Aluminium is relatively young for the amount it is used, as its usage only began in the middle of the 19th century. In the period between 1854 and 1890, only about 200 tonnes of aluminium was produced, equivalent to the weight of a hundred F-150 pick-ups with an entire aluminium body, which nowadays Ford produces every 30 minutes.
After the invention of the industrial electrochemical form of production, the release and use of aluminium began to grow exponentially.
In the last ten years, from 1890 to 1899, global aluminium output already comprised 28,000 tonnes a year, and by 1930, this grew 10 more times to 270,000 tonnes, which is equivalent to the capacity of one average modern aluminium smelter. In the middle of the 20th century, global aluminium production reached 1 mln tonnes a year, and by 1973, this was 10 mln.
This dynamic has persisted in the last ten years, and in 2015, production exceeded 58 mln tonnes. This is predicted to reach 60 mln tonnes in 2016.
This rapid increase was due to developments in technology for aluminium production on the one hand, and on the other hand, the growing number of areas where aluminium is used. Industrialisation, urbanisation, technological advances – aluminium has become an integral part of these processes. Nowadays, the high levels of aluminium consumption in terms of ‘kilogram per capita” is recognised by economists as one of the clear indicators of a strong and developing economy.
On a global scale, the per capita consumption of aluminium in 2015 is estimated to be 7.7kg. It is expected that in 2020 this indicator will reach up to 9kg.
Source: Brook Hunt, WorldBank, RUSAL
The highest level of aluminium consumption is currently seen in countries with a highly-developed automotive industry, such as, for example, Germany or South Korea. The level of per capita consumption there exceeds 26kg a year, in contrast with the U.S, Sweden, Japan, the UAE and China, where this figure is between 15 and 16kg a year.
The role of China in the global aluminium market is especially worth noting. In the last ten years, China’s economy has grown at a phenomenal rate, becoming one of the world’s main producers and consumers of aluminium. In the last 20 years, primary aluminium production output in China, and more importantly the consumption of this aluminium by processing facilities grew 22 times!
China now accounts for over half of all global production and consumption of aluminium, no other country comes close in this respect. China is exclusively meeting all its demands for primary metals through its own production, thus considering itself separately from the world. At the same time, China is actively expanding exports of aluminium semi-finished products, competing with Western companies in the global market.

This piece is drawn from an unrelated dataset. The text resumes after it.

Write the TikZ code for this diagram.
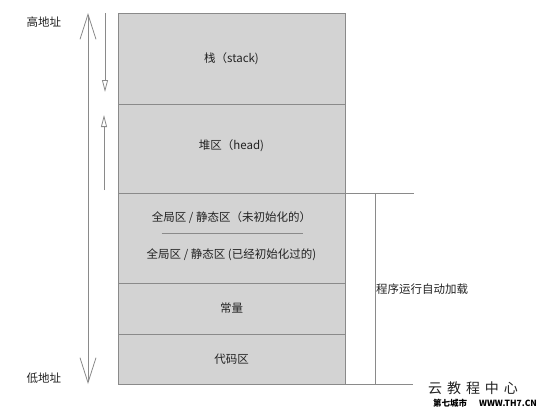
\documentclass[tikz,border=0pt]{standalone}
\usepackage{fontspec}
\setmainfont{Noto Sans CJK SC}
\usetikzlibrary{positioning,arrows.meta}

\definecolor{segfill}{HTML}{D3D3D3}
\definecolor{segline}{HTML}{8A8A8A}
\definecolor{inkgray}{HTML}{222222}

\tikzset{
  seg/.style={draw=segline, fill=segfill, line width=0.8pt, minimum width=227pt,
    inner sep=0pt, outer sep=0pt, text=inkgray, font=\fontsize{11.5}{13}\selectfont},
  lbl/.style={inner sep=0pt, text=inkgray, font=\fontsize{11.5}{13}\selectfont},
  addrline/.style={draw=segline, line width=0.8pt},
}

\begin{document}
\begin{tikzpicture}[x=1pt,y=-1pt]
  \useasboundingbox (0,0) rectangle (541,410);
  %%%%% SEGMENTS %%%%%
  \node[seg, minimum height=91pt, anchor=north west] (stack) at (118,13) {栈（stack)};
  \node[seg, minimum height=89pt, below=0pt of stack] (heap) {};
  \node[seg, minimum height=90pt, below=0pt of heap] (global) {};
  \node[seg, minimum height=51pt, below=0pt of global] (const) {常量};
  \node[seg, minimum height=50pt, below=0pt of const] (code) {代码区};

  \node[lbl] (heapText) at ([yshift=3pt]heap.center) {堆区（head)};
  \node[lbl] (bss) at ([yshift=20pt]global.center) {全局区 / 静态区（未初始化的）};
  \node[lbl] (data) at ([yshift=-17pt]global.center) {全局区 / 静态区 (已经初始化过的)};
  \draw[segline, line width=0.6pt] ([xshift=-70pt,yshift=5pt]global.center) -- ([xshift=71pt,yshift=5pt]global.center);

  %%%%% ADDRESS ARROWS %%%%%
  \coordinate (hiTop) at (88,13);
  \coordinate (hiBot) at (88,384);
  \draw[addrline, {Straight Barb[length=25pt,width=16pt]}-{Straight Barb[length=25pt,width=16pt]}] (hiTop) -- (hiBot);
  \node[lbl] (hiAddr) at (44,22) {高地址};
  \node[lbl] (loAddr) at (44,378) {低地址};

  \coordinate (stackFrom) at (105,13);
  \coordinate (stackTo) at (105,92);
  \draw[addrline, -{Triangle[open,length=12pt,width=6pt]}] (stackFrom) -- (stackTo);
  \coordinate (heapFrom) at (104,190);
  \coordinate (heapTo) at (104,115);
  \draw[addrline, -{Triangle[open,length=12pt,width=6pt]}] (heapFrom) -- (heapTo);

  %%%%% AUTO LOAD %%%%%
  \coordinate (loadTop) at (414,193);
  \coordinate (loadBot) at (413,384);
  \draw[addrline] (global.north east) -- (loadTop);
  \draw[addrline] (code.south east) -- (loadBot);
  \draw[addrline] (375,193) -- (375,384);
  \node[lbl, anchor=west] (load) at (376,289) {程序运行自动加载};

  %%%%% WATERMARK %%%%%
  \node[inner sep=0pt, text=inkgray, font=\fontsize{14}{16}\selectfont] (mark) at (473,388) {云\hspace{5pt}教\hspace{5pt}程\hspace{5pt}中\hspace{5pt}心};
  \node[inner sep=0pt, text=black, font=\fontsize{8.5}{9}\bfseries] (site) at (485,403) {第七城市\hspace{12pt}WWW.TH7.CN};
\end{tikzpicture}
\end{document}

In second and third place in terms of aluminium consumption are the European and U.S. markets, where demand is historically very high due to high level of industrial development in these countries’ economies. That said, despite the already well-established high level of aluminium consumption in the US, this market continues to show some of the highest growth rates of transport construction development, expansions of the use of aluminium in construction and electrical engineering.
Another significant market is Japan, a country not only with a developing economy, but also with a huge quantity of technological innovations in the area of electronics and instrument engineering. That said, the Land of the Rising Sun imports the entirety of it required primary metal, and a large amount of aluminium scrap and secondary aluminium alloys, given that the country lacks in its own aluminium production. The reason is due to lack of cheap and powerful sources of electricity.
There is also a constant growth in consumption in developing countries in Asia, largely due to a rapid development of the automotive industry in countries in South-East Asia. However, the highest growth rates in Asia can be seen in India and the Middle East. An active development in aluminium production makes these Gulf countries one of the most influential players in the global aluminium market.
In general, the majority of consumption nowadays comes from transport construction, which comprises more than 26% of all worldwide usage of aluminium. Thereby the highest level of consumption is a characteristic of the most developed world economies. For example, in South Korea, more than 33% of aluminium consumption is used for transport, and in countries of West Europe, this number is over 38%, in the US, more than 40%, and in Japan over 45%.
In second place is the construction industry, and in third place electronics. Currently, these industries are important as consumers of aluminium for developing countries. In China, more than a third of all aluminium is consumed within the construction industry, rapidly increasing the consumption of this metal in Africa as the share of aluminium, used to produce construction materials, altogether exceeds 40%.
In India, however, the highest amount of aluminium used is in energy and electrical engineering, with more than 36% of all aluminium going to these sectors.